Allerdings erschafft sich das sonst so stilsichere und witzige Drehbuch auch immer wieder unnötige Klötze am Bein, wenn durchaus klischeehafte und typische Konflikte aufgemacht werden. Dass bei dem Ehepaar Jeskow auch mal die Beziehung zur Debatte steht, kann man so noch hinnehmen; dass aber auch noch bei zwei weiteren Charakteren ein romantisches Techtelmechtel aufgemacht wird, welches es dann auszudiskutieren gilt, bremst den ansonsten so frechen Plot immer wieder unangenehm aus. Der Fokus geht alsbald weg vom spannenderen Grundkonflikt rund um die titelgebende Lehrerin und die vielleicht gar nicht so artigen Kinder und verirrt sich in langatmigem Liebesquatsch, der auch nicht sonderlich ansprechend oder clever aufgedröselt wird. Auch verhaut man sich im Finale mit einigen viel zu offensichtlichen Wendungen sowie unnötigem Comedy-Klamauk, bei welchem sich natürlich ordentlich auf die Birne gehauen wird, den zuvor leiseren und sanfteren Tonfall. Aber solcherlei Szenen machen sich in der Werbung natürlich gut, weswegen man auf ein paar lautere Zwischenfälle wohl nicht verzichten wollte, obwohl diese humortechnisch kaum zu landen wissen.
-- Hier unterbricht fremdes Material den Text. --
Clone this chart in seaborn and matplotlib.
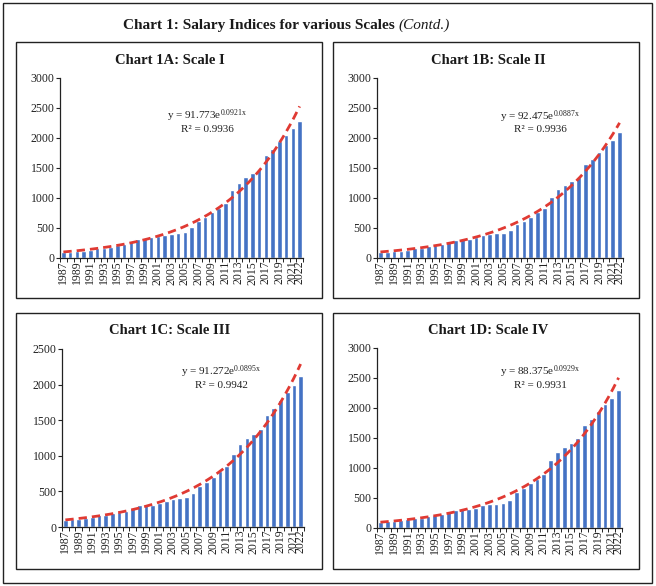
import numpy as np
import pandas as pd
import matplotlib
matplotlib.use("Agg")
import matplotlib.pyplot as plt
import seaborn as sns
from matplotlib.patches import Rectangle
from matplotlib.ticker import FixedLocator

# ---------------- data ----------------
years = list(range(1987, 2023))
scale_i = [100, 105, 120, 125, 140, 170, 170, 185, 220, 230, 285, 320, 335, 350, 365, 385,
           405, 420, 440, 510, 620, 680, 760, 830, 920, 1135, 1250, 1350, 1415, 1485, 1715,
           1810, 1945, 2045, 2160, 2290]
scale_ii = [100, 105, 110, 125, 140, 170, 175, 200, 220, 240, 270, 305, 320, 325, 345, 380,
            395, 410, 425, 475, 575, 625, 690, 770, 840, 1020, 1150, 1220, 1285, 1350, 1565,
            1650, 1760, 1880, 1965, 2095]
scale_iii = [100, 115, 115, 130, 145, 175, 175, 195, 210, 230, 260, 305, 315, 315, 335, 370,
             390, 405, 415, 475, 570, 630, 700, 780, 850, 1030, 1160, 1245, 1300, 1370, 1580,
             1665, 1790, 1900, 1990, 2125]
scale_iv = [100, 120, 120, 130, 155, 170, 175, 195, 220, 240, 270, 305, 310, 325, 340, 385,
            395, 405, 420, 470, 600, 665, 750, 820, 905, 1135, 1265, 1345, 1415, 1495, 1710,
            1810, 1945, 2060, 2175, 2305]
titles = ["Chart 1A: Scale I", "Chart 1B: Scale II", "Chart 1C: Scale III", "Chart 1D: Scale IV"]
trend_a = [91.773, 92.475, 91.272, 88.375]
trend_b = ["0.0921", "0.0887", "0.0895", "0.0929"]
r_squared = ["0.9936", "0.9936", "0.9942", "0.9931"]
y_max = [3000, 3000, 2500, 3000]
y_step = 500
series = [scale_i, scale_ii, scale_iii, scale_iv]

# ---------------- style ----------------
sns.set_style("white")
plt.rcParams["font.family"] = ["Liberation Serif", "DejaVu Serif"]
plt.rcParams["mathtext.fontset"] = "custom"
plt.rcParams["mathtext.rm"] = "Liberation Serif"
plt.rcParams["mathtext.it"] = "Liberation Serif:italic"
plt.rcParams["mathtext.bf"] = "Liberation Serif:bold"
plt.rcParams["mathtext.default"] = "regular"

W, H = 656, 586
fig = plt.figure(figsize=(W / 100, H / 100), dpi=100)

def fx(px):
    return px / W

def fy(py):
    return 1 - py / H

# borders
fig.patches.append(Rectangle((fx(3), fy(583)), fx(649), 580 / H, transform=fig.transFigure,
                             fill=False, edgecolor="#222222", linewidth=1.0))
panel_boxes = [(16, 42, 322, 298), (333, 42, 639, 298), (16, 313, 322, 569), (333, 313, 639, 569)]
for (x0, y0, x1, y1) in panel_boxes:
    fig.patches.append(Rectangle((fx(x0), fy(y1)), fx(x1 - x0), (y1 - y0) / H,
                                 transform=fig.transFigure, fill=False,
                                 edgecolor="#222222", linewidth=1.0))

# main title
fig.text(fx(395), fy(25), "Chart 1: Salary Indices for various Scales", ha="right", va="center",
         fontsize=11, fontweight="bold", color="#1a1a1a")
fig.text(fx(398), fy(25), "(Contd.)", ha="left", va="center", fontsize=11, fontstyle="italic",
         color="#1a1a1a")

# axes positions in pixels: left, right, top(ymax), bottom(0)
axes_px = [(60, 303, 78, 258), (377, 623, 78, 258), (62, 304, 349, 527), (377, 622, 348, 528)]
title_px = [(170, 60), (488, 60), (170, 330), (488, 330)]
eq_px = [(207, 116, 129), (540, 117, 130), (221, 372, 385), (540, 372, 385)]

labels = [str(y) if (y % 2 == 1 or y == years[-1]) else "" for y in years]

for i in range(4):
    l, r, t, b = axes_px[i]
    ax = fig.add_axes([fx(l), fy(b), fx(r - l), (b - t) / H])
    df = pd.DataFrame({"year": [str(y) for y in years], "value": series[i]})
    sns.barplot(data=df, x="year", y="value", color="#4472C4", saturation=1, width=0.7, ax=ax)
    xs = np.linspace(0, len(years) - 1, 300)
    ax.plot(xs, trend_a[i] * np.exp(float(trend_b[i]) * (xs + 1)), color="#E03A33",
            linestyle=(0, (3, 1.8)), linewidth=2.0)
    ax.set_xlim(-0.5, len(years) - 0.5)
    ax.set_ylim(0, y_max[i])
    ax.set_yticks(np.arange(0, y_max[i] + 1, y_step))
    ax.set_xticks(range(len(years)))
    ax.set_xticklabels(labels, rotation=90, fontsize=8.5, color="#222222")
    ax.xaxis.set_minor_locator(FixedLocator(np.arange(-0.5, len(years), 1.0)))
    ax.tick_params(axis="y", labelsize=8.5, colors="#222222", length=3, width=0.8, direction="out",
                   left=True, pad=1)
    ax.tick_params(axis="x", which="major", length=0, pad=2)
    ax.tick_params(axis="x", which="minor", length=3, width=0.7, color="#222222",
                   direction="out", bottom=True)
    ax.set_xlabel("")
    ax.set_ylabel("")
    for s in ["top", "right"]:
        ax.spines[s].set_visible(False)
    for s in ["left", "bottom"]:
        ax.spines[s].set_color("#222222")
        ax.spines[s].set_linewidth(0.9)
    ax.set_facecolor("none")

    tx, ty = title_px[i]
    fig.text(fx(tx), fy(ty), titles[i], ha="center", va="center", fontsize=10.5,
             fontweight="bold", color="#1a1a1a")
    ex, ey1, ey2 = eq_px[i]
    fig.text(fx(ex), fy(ey1), f"y = {trend_a[i]}e$^{{{trend_b[i]}x}}$", ha="center",
             va="center", fontsize=8, color="#222222")
    fig.text(fx(ex), fy(ey2), f"R\u00b2 = {r_squared[i]}", ha="center", va="center",
             fontsize=8, color="#222222")

fig.savefig("out.png", dpi=100)
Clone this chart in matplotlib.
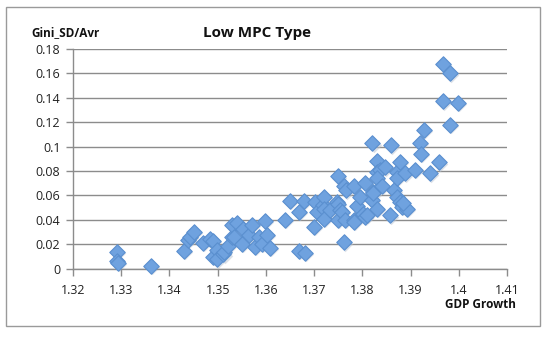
import matplotlib
matplotlib.use("Agg")
import matplotlib.pyplot as plt
from matplotlib.patches import Rectangle

gdp_growth = [
    1.3291, 1.3291, 1.3293, 1.3362,
    1.3431, 1.3439, 1.3442, 1.3450, 1.3470, 1.3484, 1.3490, 1.3490, 1.3498, 1.3499,
    1.3512, 1.3514, 1.3522, 1.3529, 1.3529, 1.3540, 1.3533, 1.3551, 1.3553, 1.3564,
    1.3571, 1.3578, 1.3585, 1.3591, 1.3598, 1.3602, 1.3609,
    1.3640, 1.3649, 1.3669, 1.3681, 1.3669, 1.3679, 1.3700, 1.3702, 1.3707, 1.3718,
    1.3720, 1.3720, 1.3721, 1.3733, 1.3747, 1.3750, 1.3750, 1.3754, 1.3750, 1.3757,
    1.3761, 1.3761, 1.3764, 1.3767, 1.3782, 1.3782, 1.3782, 1.3789, 1.3795, 1.3802,
    1.3806, 1.3806, 1.3810, 1.3821, 1.3822, 1.3820, 1.3823, 1.3830, 1.3830, 1.3837,
    1.3830, 1.3830, 1.3840, 1.3847, 1.3859, 1.3858, 1.3865, 1.3871, 1.3871, 1.3871,
    1.3878, 1.3878, 1.3882, 1.3889, 1.3892, 1.3885,
    1.3910, 1.3928, 1.3920, 1.3921, 1.3941, 1.3959, 1.3968, 1.3981, 1.3968, 1.3999,
    1.3981,
]
gini_sd_avr = [
    0.0135, 0.0065, 0.0045, 0.0020,
    0.0143, 0.0232, 0.0260, 0.0300, 0.0207, 0.0238, 0.0225, 0.0097, 0.0150, 0.0075,
    0.0115, 0.0138, 0.0185, 0.0255, 0.0357, 0.0370, 0.0260, 0.0205, 0.0325, 0.0275,
    0.0360, 0.0180, 0.0260, 0.0205, 0.0390, 0.0275, 0.0166,
    0.0400, 0.0555, 0.0143, 0.0130, 0.0466, 0.0553, 0.0340, 0.0548, 0.0465, 0.0520,
    0.0590, 0.0485, 0.0405, 0.0480, 0.0548, 0.0755, 0.0530, 0.0480, 0.0400, 0.0466,
    0.0215, 0.0680, 0.0400, 0.0640, 0.0680, 0.0400, 0.0380, 0.0515, 0.0590, 0.0450,
    0.0425, 0.0700, 0.0440, 0.1026, 0.0630, 0.0560, 0.0616, 0.0885, 0.0790, 0.0807,
    0.0740, 0.0490, 0.0680, 0.0830, 0.1010, 0.0435, 0.0640, 0.0590, 0.0790, 0.0740,
    0.0875, 0.0548, 0.0507, 0.0780, 0.0490, 0.0534,
    0.0807, 0.1135, 0.1030, 0.0940, 0.0780, 0.0870, 0.1680, 0.1600, 0.1370, 0.1360,
    0.1176,
]
x_ticks = [1.32, 1.33, 1.34, 1.35, 1.36, 1.37, 1.38, 1.39, 1.40, 1.41]
x_tick_labels = ["1.32", "1.33", "1.34", "1.35", "1.36", "1.37", "1.38", "1.39", "1.4", "1.41"]
y_ticks = [0, 0.02, 0.04, 0.06, 0.08, 0.10, 0.12, 0.14, 0.16, 0.18]
y_tick_labels = ["0", "0.02", "0.04", "0.06", "0.08", "0.1", "0.12", "0.14", "0.16", "0.18"]

plt.rcParams['font.family'] = ['Open Sans', 'DejaVu Sans']

W, H = 550, 339
fig = plt.figure(figsize=(W / 100, H / 100), dpi=100)
fig.patch.set_facecolor("white")

# outer frame
fig.patches.append(Rectangle((6 / W, 1 - 326 / H), (540 - 6) / W, (326 - 7) / H,
                             transform=fig.transFigure, fill=False,
                             edgecolor="#9a9a9a", linewidth=1.0))

left, right, top, bottom = 73, 507, 49, 268.5
ax = fig.add_axes([left / W, 1 - bottom / H, (right - left) / W, (bottom - top) / H])
ax.set_xlim(1.32, 1.41)
ax.set_ylim(0, 0.18)
ax.set_xticks(x_ticks)
ax.set_xticklabels(x_tick_labels)
ax.set_yticks(y_ticks)
ax.set_yticklabels(y_tick_labels)
ax.grid(axis="y", color="#8c8c8c", linewidth=1.0)
ax.set_axisbelow(True)
for s in ["top", "right"]:
    ax.spines[s].set_visible(False)
for s in ["left", "bottom"]:
    ax.spines[s].set_color("#8c8c8c")
    ax.spines[s].set_linewidth(1.0)
ax.tick_params(axis="both", direction="out", length=5, width=1, color="#8c8c8c",
               labelsize=9, labelcolor="#222222")
ax.tick_params(axis="x", pad=6)
ax.tick_params(axis="y", pad=4)

# shadow then markers
ax.scatter([v + 0.00022 for v in gdp_growth], [v - 0.0010 for v in gini_sd_avr],
           marker="D", s=62, color="#b9c4d2", alpha=0.5, linewidths=0, zorder=2,
           clip_on=False)
ax.scatter(gdp_growth, gini_sd_avr, marker="D", s=62, facecolor="#6fa2df",
           edgecolor="#5a8fcf", linewidths=0.8, zorder=3, clip_on=False)

fig.text(257 / W, 1 - 33 / H, "Low MPC Type", ha="center", va="center",
         fontsize=11, fontweight="bold", color="#111111")
fig.text(66 / W, 1 - 33 / H, "Gini_SD/Avr", ha="center", va="center",
         fontsize=8.5, fontweight="bold", color="#111111")
fig.text(516 / W, 1 - 304 / H, "GDP Growth", ha="right", va="center",
         fontsize=8.5, fontweight="bold", color="#111111")

fig.savefig("out.png", dpi=100, facecolor="white")
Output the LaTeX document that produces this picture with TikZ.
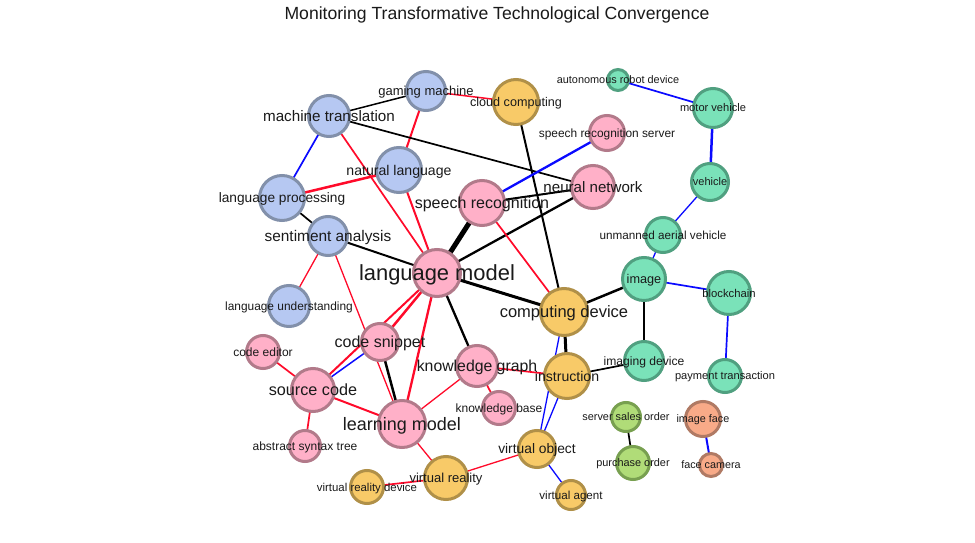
\documentclass[tikz,border=0pt]{standalone}
\usepackage{fontspec}
\setmainfont{Liberation Sans}
\usetikzlibrary{backgrounds}
\definecolor{bfill}{HTML}{B6C8F2}
\definecolor{bdraw}{HTML}{8290AA}
\definecolor{pfill}{HTML}{FFB0C8}
\definecolor{pdraw}{HTML}{B27A8A}
\definecolor{yfill}{HTML}{F8CA68}
\definecolor{ydraw}{HTML}{B09048}
\definecolor{gfill}{HTML}{7AE2B9}
\definecolor{gdraw}{HTML}{50A080}
\definecolor{lgfill}{HTML}{B0DC78}
\definecolor{lgdraw}{HTML}{78A050}
\definecolor{sfill}{HTML}{F8AA88}
\definecolor{sdraw}{HTML}{B07A64}
\definecolor{ered}{HTML}{FF0A2A}
\definecolor{eblue}{HTML}{0A0AFF}
\definecolor{txt}{HTML}{1A1A1A}
\tikzset{
  circ/.style={circle,inner sep=0pt,line width=3pt},
  bn/.style={circ,fill=bfill,draw=bdraw},
  pn/.style={circ,fill=pfill,draw=pdraw},
  yn/.style={circ,fill=yfill,draw=ydraw},
  gn/.style={circ,fill=gfill,draw=gdraw},
  lgn/.style={circ,fill=lgfill,draw=lgdraw},
  sn/.style={circ,fill=sfill,draw=sdraw},
  lbl/.style={inner sep=0pt,text=txt,text depth=0pt},
  re/.style={draw=ered,line width=#1},
  be/.style={draw=eblue,line width=#1},
  ke/.style={draw=black,line width=#1},
}
\newcommand\mylab[3]{\node[lbl,font=\fontsize{#2}{#2}\selectfont,text height={0.72*#2}] (#1-t) at (#1) {#3};}
\newcommand\myedge[3]{\draw[#1] (#2.center) -- (#3.center);}
\begin{document}
\begin{tikzpicture}[x=1pt,y=-1pt]
\useasboundingbox (0,0) rectangle (975,543);
% nodes
\node[bn,minimum size=41pt] (mt) at (329,116) {};
\node[bn,minimum size=39pt] (gm) at (426,91) {};
\node[bn,minimum size=45pt] (nl) at (399,170) {};
\node[bn,minimum size=45pt] (lp) at (282,198) {};
\node[bn,minimum size=39pt] (sa) at (328,236) {};
\node[bn,minimum size=41pt] (lu) at (289,306) {};
\node[yn,minimum size=45pt] (cc) at (516,102) {};
\node[pn,minimum size=35pt] (srs) at (607,133) {};
\node[pn,minimum size=45pt] (sr) at (482,203) {};
\node[pn,minimum size=43pt] (nn) at (593,187) {};
\node[pn,minimum size=47pt] (lm) at (437,273) {};
\node[pn,minimum size=37pt] (cs) at (380,342) {};
\node[pn,minimum size=33pt] (ce) at (263,352) {};
\node[pn,minimum size=41pt] (kg) at (477,366) {};
\node[pn,minimum size=43pt] (sc) at (313,390) {};
\node[pn,minimum size=33pt] (kb) at (499,408) {};
\node[pn,minimum size=47pt] (lmb) at (402,424) {};
\node[pn,minimum size=31pt] (ast) at (305,446) {};
\node[yn,minimum size=43pt] (vr) at (446,478) {};
\node[yn,minimum size=33pt] (vrd) at (367,487) {};
\node[yn,minimum size=47pt] (cd) at (564,312) {};
\node[yn,minimum size=45pt] (ins) at (567,376) {};
\node[yn,minimum size=37pt] (vo) at (537,449) {};
\node[yn,minimum size=29pt] (va) at (571,495) {};
\node[gn,minimum size=21pt] (ard) at (618,80) {};
\node[gn,minimum size=39pt] (mv) at (713,108) {};
\node[gn,minimum size=37pt] (ve) at (710,182) {};
\node[gn,minimum size=35pt] (uav) at (663,235) {};
\node[gn,minimum size=43pt] (im) at (644,279) {};
\node[gn,minimum size=43pt] (bc) at (729,293) {};
\node[gn,minimum size=39pt] (imd) at (644,361) {};
\node[gn,minimum size=33pt] (pt) at (725,376) {};
\node[lgn,minimum size=29pt] (sso) at (626,417) {};
\node[lgn,minimum size=33pt] (po) at (633,463) {};
\node[sn,minimum size=35pt] (ifc) at (703,419) {};
\node[sn,minimum size=23pt] (fc) at (711,465) {};
% edges
\begin{pgfonlayer}{background}
\fill[white] (0,0) rectangle (975,543);
\myedge{ke=1.5pt}{mt}{gm}
\myedge{re=1.5pt}{gm}{cc}
\myedge{re=2pt}{gm}{nl}
\myedge{be=1.7pt}{mt}{lp}
\myedge{ke=1.7pt}{mt}{nn}
\myedge{re=1.7pt}{mt}{lm}
\myedge{re=2.5pt}{nl}{lp}
\myedge{re=2pt}{nl}{lm}
\myedge{ke=1.7pt}{lp}{sa}
\myedge{ke=2pt}{sa}{lm}
\myedge{ke=5pt}{sr}{lm}
\myedge{ke=2pt}{cc}{cd}
\myedge{be=1.7pt}{ard}{mv}
\myedge{be=2.5pt}{mv}{ve}
\myedge{be=1.3pt}{ve}{uav}
\myedge{be=1.3pt}{uav}{im}
\myedge{be=2.3pt}{srs}{sr}
\myedge{ke=2pt}{nn}{sr}
\myedge{ke=2.3pt}{nn}{lm}
\myedge{re=1.7pt}{sr}{cd}
\myedge{re=1.3pt}{sa}{lu}
\myedge{re=1.3pt}{sa}{lmb}
\myedge{re=2.5pt}{lm}{cs}
\myedge{re=2pt}{lm}{sc}
\myedge{be=1.5pt}{cs}{sc}
\myedge{re=2.3pt}{lm}{lmb}
\myedge{ke=2.5pt}{cs}{lmb}
\myedge{ke=2.3pt}{lm}{kg}
\myedge{re=1.3pt}{kg}{lmb}
\myedge{re=1.7pt}{kg}{kb}
\myedge{re=1.7pt}{kg}{ins}
\myedge{re=1.7pt}{sc}{ce}
\myedge{re=2pt}{sc}{lmb}
\myedge{re=1.7pt}{sc}{ast}
\myedge{re=1.3pt}{lmb}{vr}
\myedge{re=1.7pt}{vr}{vrd}
\myedge{re=1.3pt}{vr}{vo}
\myedge{ke=3pt}{lm}{cd}
\myedge{ke=2.5pt}{cd}{im}
\myedge{be=1.7pt}{im}{bc}
\myedge{ke=2.5pt}{im}{imd}
\myedge{be=1.7pt}{bc}{pt}
\myedge{ke=3pt}{cd}{ins}
\myedge{be=1.3pt}{cd}{vo}
\myedge{be=1.3pt}{ins}{vo}
\myedge{ke=1.7pt}{ins}{imd}
\myedge{be=1.3pt}{vo}{va}
\myedge{ke=1.7pt}{sso}{po}
\myedge{be=2pt}{ifc}{fc}
\end{pgfonlayer}
% labels
\mylab{mt}{15.2}{machine translation}
\mylab{gm}{13}{gaming machine}
\mylab{nl}{14.1}{natural language}
\mylab{lp}{13.7}{language processing}
\mylab{sa}{15.4}{sentiment analysis}
\mylab{lu}{11.9}{language understanding}
\mylab{cc}{12.6}{cloud computing}
\mylab{srs}{11.9}{speech recognition server}
\mylab{sr}{16}{speech recognition}
\mylab{nn}{15.1}{neural network}
\mylab{lm}{21.9}{language model}
\mylab{cs}{16}{code snippet}
\mylab{ce}{12}{code editor}
\mylab{kg}{15.8}{knowledge graph}
\mylab{sc}{16.2}{source code}
\mylab{kb}{12}{knowledge base}
\mylab{lmb}{18}{learning model}
\mylab{ast}{12}{abstract syntax tree}
\mylab{vr}{13}{virtual reality}
\mylab{vrd}{11.4}{virtual reality device}
\mylab{cd}{16.5}{computing device}
\mylab{ins}{14.1}{instruction}
\mylab{vo}{13.8}{virtual object}
\mylab{va}{11.6}{virtual agent}
\mylab{ard}{10.9}{autonomous robot device}
\mylab{mv}{11.1}{motor vehicle}
\mylab{ve}{11}{vehicle}
\mylab{uav}{11.7}{unmanned aerial vehicle}
\mylab{im}{12.7}{image}
\mylab{bc}{11.3}{blockchain}
\mylab{imd}{12.1}{imaging device}
\mylab{pt}{11.1}{payment transaction}
\mylab{sso}{10.9}{server sales order}
\mylab{po}{10.9}{purchase order}
\mylab{ifc}{10.8}{image face}
\mylab{fc}{10.8}{face camera}
% title
\node[inner sep=0pt,anchor=base,text=txt,font=\fontsize{17.6}{17.6}\selectfont] (title) at (497,20) {Monitoring Transformative Technological Convergence};
\end{tikzpicture}
\end{document}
Fazit: Wie gehabt ein sehr spaßiges Kammerspiel aus der Feder Sönke Wortmanns, die schnippische Charaktere und einen herrlichen Grundkonflikt sowie scharfe Dialoge bietet. Mit der Zeit verliert der Film diesen Fokus zugunsten einiger schaler Beziehungsdiskussionen aber zu arg aus dem Auge.